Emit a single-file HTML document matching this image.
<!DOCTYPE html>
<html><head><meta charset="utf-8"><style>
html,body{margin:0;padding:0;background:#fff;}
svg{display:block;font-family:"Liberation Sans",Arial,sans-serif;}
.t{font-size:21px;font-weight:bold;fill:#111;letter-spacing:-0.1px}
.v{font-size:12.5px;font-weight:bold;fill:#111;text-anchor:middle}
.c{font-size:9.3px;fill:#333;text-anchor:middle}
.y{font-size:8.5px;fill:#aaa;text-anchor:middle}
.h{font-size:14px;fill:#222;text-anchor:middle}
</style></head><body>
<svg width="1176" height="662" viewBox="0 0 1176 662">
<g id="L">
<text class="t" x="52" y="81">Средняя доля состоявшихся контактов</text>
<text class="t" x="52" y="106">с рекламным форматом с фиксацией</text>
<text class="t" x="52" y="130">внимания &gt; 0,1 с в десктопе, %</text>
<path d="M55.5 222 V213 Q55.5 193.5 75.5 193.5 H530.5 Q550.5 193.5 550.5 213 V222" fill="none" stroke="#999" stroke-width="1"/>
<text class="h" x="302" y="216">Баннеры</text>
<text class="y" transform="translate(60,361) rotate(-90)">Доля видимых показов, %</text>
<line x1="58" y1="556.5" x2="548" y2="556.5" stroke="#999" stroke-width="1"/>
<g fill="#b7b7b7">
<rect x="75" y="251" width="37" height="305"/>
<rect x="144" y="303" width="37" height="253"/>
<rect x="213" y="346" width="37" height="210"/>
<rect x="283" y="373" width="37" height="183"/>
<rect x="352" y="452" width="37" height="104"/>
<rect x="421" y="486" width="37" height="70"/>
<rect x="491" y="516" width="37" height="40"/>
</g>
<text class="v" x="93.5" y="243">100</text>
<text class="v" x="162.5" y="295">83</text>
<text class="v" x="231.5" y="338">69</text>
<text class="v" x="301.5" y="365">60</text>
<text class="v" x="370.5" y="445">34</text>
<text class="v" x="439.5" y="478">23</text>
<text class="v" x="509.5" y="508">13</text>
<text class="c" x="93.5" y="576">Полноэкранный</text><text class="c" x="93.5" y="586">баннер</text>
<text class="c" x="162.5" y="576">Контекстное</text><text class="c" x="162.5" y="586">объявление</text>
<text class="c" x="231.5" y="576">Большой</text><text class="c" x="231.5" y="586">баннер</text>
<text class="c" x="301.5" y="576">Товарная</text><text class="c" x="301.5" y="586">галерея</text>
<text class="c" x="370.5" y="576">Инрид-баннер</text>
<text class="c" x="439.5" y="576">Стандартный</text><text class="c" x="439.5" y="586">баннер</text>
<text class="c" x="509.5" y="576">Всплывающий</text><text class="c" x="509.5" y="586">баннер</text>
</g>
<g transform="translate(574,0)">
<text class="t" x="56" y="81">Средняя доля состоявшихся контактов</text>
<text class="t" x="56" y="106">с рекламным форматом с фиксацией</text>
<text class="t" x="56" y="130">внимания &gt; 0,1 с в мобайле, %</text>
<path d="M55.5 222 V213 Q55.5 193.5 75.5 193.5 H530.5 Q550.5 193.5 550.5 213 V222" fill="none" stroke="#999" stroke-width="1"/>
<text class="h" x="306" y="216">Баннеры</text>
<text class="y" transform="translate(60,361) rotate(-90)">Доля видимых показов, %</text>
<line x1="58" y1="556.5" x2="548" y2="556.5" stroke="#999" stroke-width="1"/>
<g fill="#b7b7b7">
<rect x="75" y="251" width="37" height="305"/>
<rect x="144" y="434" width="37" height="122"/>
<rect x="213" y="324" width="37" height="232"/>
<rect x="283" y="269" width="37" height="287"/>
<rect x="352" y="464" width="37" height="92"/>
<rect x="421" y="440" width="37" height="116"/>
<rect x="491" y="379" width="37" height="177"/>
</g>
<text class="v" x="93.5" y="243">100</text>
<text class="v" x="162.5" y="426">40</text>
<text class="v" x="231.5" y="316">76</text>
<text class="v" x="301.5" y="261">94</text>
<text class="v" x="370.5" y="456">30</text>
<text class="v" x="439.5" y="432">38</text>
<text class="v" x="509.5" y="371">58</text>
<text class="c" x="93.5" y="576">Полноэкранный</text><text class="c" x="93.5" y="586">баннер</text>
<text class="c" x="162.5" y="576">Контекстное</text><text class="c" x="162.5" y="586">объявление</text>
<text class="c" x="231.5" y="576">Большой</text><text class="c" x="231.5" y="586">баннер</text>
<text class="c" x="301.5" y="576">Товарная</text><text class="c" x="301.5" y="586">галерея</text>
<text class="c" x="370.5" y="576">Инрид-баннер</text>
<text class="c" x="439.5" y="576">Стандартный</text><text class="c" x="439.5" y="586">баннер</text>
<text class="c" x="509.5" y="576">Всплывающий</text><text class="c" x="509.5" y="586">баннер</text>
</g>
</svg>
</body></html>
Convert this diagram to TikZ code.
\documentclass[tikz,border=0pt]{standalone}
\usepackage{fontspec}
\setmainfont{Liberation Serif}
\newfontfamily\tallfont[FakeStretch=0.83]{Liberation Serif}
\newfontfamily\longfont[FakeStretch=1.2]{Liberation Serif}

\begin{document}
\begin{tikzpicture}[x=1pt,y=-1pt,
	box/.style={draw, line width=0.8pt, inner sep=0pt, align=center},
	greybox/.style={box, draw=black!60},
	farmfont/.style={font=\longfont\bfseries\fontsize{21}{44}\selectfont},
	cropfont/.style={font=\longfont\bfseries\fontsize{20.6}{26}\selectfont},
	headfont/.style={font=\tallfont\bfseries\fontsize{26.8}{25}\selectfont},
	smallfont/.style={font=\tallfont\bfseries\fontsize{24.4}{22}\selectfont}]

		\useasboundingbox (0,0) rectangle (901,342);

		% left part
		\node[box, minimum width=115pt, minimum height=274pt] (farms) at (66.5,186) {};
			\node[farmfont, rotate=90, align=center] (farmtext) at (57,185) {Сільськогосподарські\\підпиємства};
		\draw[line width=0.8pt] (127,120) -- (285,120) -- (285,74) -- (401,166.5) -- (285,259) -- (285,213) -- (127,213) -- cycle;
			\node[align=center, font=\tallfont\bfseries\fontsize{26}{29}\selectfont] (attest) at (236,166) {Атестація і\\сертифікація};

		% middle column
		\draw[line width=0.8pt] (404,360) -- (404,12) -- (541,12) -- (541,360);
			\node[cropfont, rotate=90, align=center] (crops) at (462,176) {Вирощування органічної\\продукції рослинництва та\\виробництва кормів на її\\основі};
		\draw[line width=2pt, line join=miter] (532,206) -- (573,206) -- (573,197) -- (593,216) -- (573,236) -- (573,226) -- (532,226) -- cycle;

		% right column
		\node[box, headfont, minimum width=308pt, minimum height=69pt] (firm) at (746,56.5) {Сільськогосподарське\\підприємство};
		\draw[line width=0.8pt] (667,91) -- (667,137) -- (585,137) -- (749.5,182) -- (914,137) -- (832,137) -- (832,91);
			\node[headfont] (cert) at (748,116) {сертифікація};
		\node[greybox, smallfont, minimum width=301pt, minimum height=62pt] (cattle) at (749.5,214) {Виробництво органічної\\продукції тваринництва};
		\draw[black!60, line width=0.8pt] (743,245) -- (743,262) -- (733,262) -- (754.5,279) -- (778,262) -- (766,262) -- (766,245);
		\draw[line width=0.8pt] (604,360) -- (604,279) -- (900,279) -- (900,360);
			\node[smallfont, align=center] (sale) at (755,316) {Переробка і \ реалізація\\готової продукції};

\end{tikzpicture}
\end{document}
============
Go through the records above and retype each one exactly.

Emit a single-file HTML document matching this image.
<!DOCTYPE html>
<html><head><meta charset="utf-8"><style>
html,body{margin:0;padding:0;background:#fff;}
svg{display:block;font-family:"Liberation Sans",Arial,sans-serif;}
.t{font-size:21px;font-weight:bold;fill:#111;letter-spacing:-0.1px}
.v{font-size:12.5px;font-weight:bold;fill:#111;text-anchor:middle}
.c{font-size:9.3px;fill:#333;text-anchor:middle}
.y{font-size:8.5px;fill:#aaa;text-anchor:middle}
.h{font-size:14px;fill:#222;text-anchor:middle}
</style></head><body>
<svg width="1176" height="662" viewBox="0 0 1176 662">
<g id="L">
<text class="t" x="52" y="81">Средняя доля состоявшихся контактов</text>
<text class="t" x="52" y="106">с рекламным форматом с фиксацией</text>
<text class="t" x="52" y="130">внимания &gt; 0,1 с в десктопе, %</text>
<path d="M55.5 222 V213 Q55.5 193.5 75.5 193.5 H530.5 Q550.5 193.5 550.5 213 V222" fill="none" stroke="#999" stroke-width="1"/>
<text class="h" x="302" y="216">Баннеры</text>
<text class="y" transform="translate(60,361) rotate(-90)">Доля видимых показов, %</text>
<line x1="58" y1="556.5" x2="548" y2="556.5" stroke="#999" stroke-width="1"/>
<g fill="#b7b7b7">
<rect x="75" y="251" width="37" height="305"/>
<rect x="144" y="303" width="37" height="253"/>
<rect x="213" y="346" width="37" height="210"/>
<rect x="283" y="373" width="37" height="183"/>
<rect x="352" y="452" width="37" height="104"/>
<rect x="421" y="486" width="37" height="70"/>
<rect x="491" y="516" width="37" height="40"/>
</g>
<text class="v" x="93.5" y="243">100</text>
<text class="v" x="162.5" y="295">83</text>
<text class="v" x="231.5" y="338">69</text>
<text class="v" x="301.5" y="365">60</text>
<text class="v" x="370.5" y="445">34</text>
<text class="v" x="439.5" y="478">23</text>
<text class="v" x="509.5" y="508">13</text>
<text class="c" x="93.5" y="576">Полноэкранный</text><text class="c" x="93.5" y="586">баннер</text>
<text class="c" x="162.5" y="576">Контекстное</text><text class="c" x="162.5" y="586">объявление</text>
<text class="c" x="231.5" y="576">Большой</text><text class="c" x="231.5" y="586">баннер</text>
<text class="c" x="301.5" y="576">Товарная</text><text class="c" x="301.5" y="586">галерея</text>
<text class="c" x="370.5" y="576">Инрид-баннер</text>
<text class="c" x="439.5" y="576">Стандартный</text><text class="c" x="439.5" y="586">баннер</text>
<text class="c" x="509.5" y="576">Всплывающий</text><text class="c" x="509.5" y="586">баннер</text>
</g>
<g transform="translate(574,0)">
<text class="t" x="56" y="81">Средняя доля состоявшихся контактов</text>
<text class="t" x="56" y="106">с рекламным форматом с фиксацией</text>
<text class="t" x="56" y="130">внимания &gt; 0,1 с в мобайле, %</text>
<path d="M55.5 222 V213 Q55.5 193.5 75.5 193.5 H530.5 Q550.5 193.5 550.5 213 V222" fill="none" stroke="#999" stroke-width="1"/>
<text class="h" x="306" y="216">Баннеры</text>
<text class="y" transform="translate(60,361) rotate(-90)">Доля видимых показов, %</text>
<line x1="58" y1="556.5" x2="548" y2="556.5" stroke="#999" stroke-width="1"/>
<g fill="#b7b7b7">
<rect x="75" y="251" width="37" height="305"/>
<rect x="144" y="434" width="37" height="122"/>
<rect x="213" y="324" width="37" height="232"/>
<rect x="283" y="269" width="37" height="287"/>
<rect x="352" y="464" width="37" height="92"/>
<rect x="421" y="440" width="37" height="116"/>
<rect x="491" y="379" width="37" height="177"/>
</g>
<text class="v" x="93.5" y="243">100</text>
<text class="v" x="162.5" y="426">40</text>
<text class="v" x="231.5" y="316">76</text>
<text class="v" x="301.5" y="261">94</text>
<text class="v" x="370.5" y="456">30</text>
<text class="v" x="439.5" y="432">38</text>
<text class="v" x="509.5" y="371">58</text>
<text class="c" x="93.5" y="576">Полноэкранный</text><text class="c" x="93.5" y="586">баннер</text>
<text class="c" x="162.5" y="576">Контекстное</text><text class="c" x="162.5" y="586">объявление</text>
<text class="c" x="231.5" y="576">Большой</text><text class="c" x="231.5" y="586">баннер</text>
<text class="c" x="301.5" y="576">Товарная</text><text class="c" x="301.5" y="586">галерея</text>
<text class="c" x="370.5" y="576">Инрид-баннер</text>
<text class="c" x="439.5" y="576">Стандартный</text><text class="c" x="439.5" y="586">баннер</text>
<text class="c" x="509.5" y="576">Всплывающий</text><text class="c" x="509.5" y="586">баннер</text>
</g>
</svg>
</body></html>
Convert this diagram to TikZ code.
\documentclass[tikz,border=0pt]{standalone}
\usepackage{fontspec}
\setmainfont{Liberation Serif}
\newfontfamily\tallfont[FakeStretch=0.83]{Liberation Serif}
\newfontfamily\longfont[FakeStretch=1.2]{Liberation Serif}

\begin{document}
\begin{tikzpicture}[x=1pt,y=-1pt,
	box/.style={draw, line width=0.8pt, inner sep=0pt, align=center},
	greybox/.style={box, draw=black!60},
	farmfont/.style={font=\longfont\bfseries\fontsize{21}{44}\selectfont},
	cropfont/.style={font=\longfont\bfseries\fontsize{20.6}{26}\selectfont},
	headfont/.style={font=\tallfont\bfseries\fontsize{26.8}{25}\selectfont},
	smallfont/.style={font=\tallfont\bfseries\fontsize{24.4}{22}\selectfont}]

		\useasboundingbox (0,0) rectangle (901,342);

		% left part
		\node[box, minimum width=115pt, minimum height=274pt] (farms) at (66.5,186) {};
			\node[farmfont, rotate=90, align=center] (farmtext) at (57,185) {Сільськогосподарські\\підпиємства};
		\draw[line width=0.8pt] (127,120) -- (285,120) -- (285,74) -- (401,166.5) -- (285,259) -- (285,213) -- (127,213) -- cycle;
			\node[align=center, font=\tallfont\bfseries\fontsize{26}{29}\selectfont] (attest) at (236,166) {Атестація і\\сертифікація};

		% middle column
		\draw[line width=0.8pt] (404,360) -- (404,12) -- (541,12) -- (541,360);
			\node[cropfont, rotate=90, align=center] (crops) at (462,176) {Вирощування органічної\\продукції рослинництва та\\виробництва кормів на її\\основі};
		\draw[line width=2pt, line join=miter] (532,206) -- (573,206) -- (573,197) -- (593,216) -- (573,236) -- (573,226) -- (532,226) -- cycle;

		% right column
		\node[box, headfont, minimum width=308pt, minimum height=69pt] (firm) at (746,56.5) {Сільськогосподарське\\підприємство};
		\draw[line width=0.8pt] (667,91) -- (667,137) -- (585,137) -- (749.5,182) -- (914,137) -- (832,137) -- (832,91);
			\node[headfont] (cert) at (748,116) {сертифікація};
		\node[greybox, smallfont, minimum width=301pt, minimum height=62pt] (cattle) at (749.5,214) {Виробництво органічної\\продукції тваринництва};
		\draw[black!60, line width=0.8pt] (743,245) -- (743,262) -- (733,262) -- (754.5,279) -- (778,262) -- (766,262) -- (766,245);
		\draw[line width=0.8pt] (604,360) -- (604,279) -- (900,279) -- (900,360);
			\node[smallfont, align=center] (sale) at (755,316) {Переробка і \ реалізація\\готової продукції};

\end{tikzpicture}
\end{document}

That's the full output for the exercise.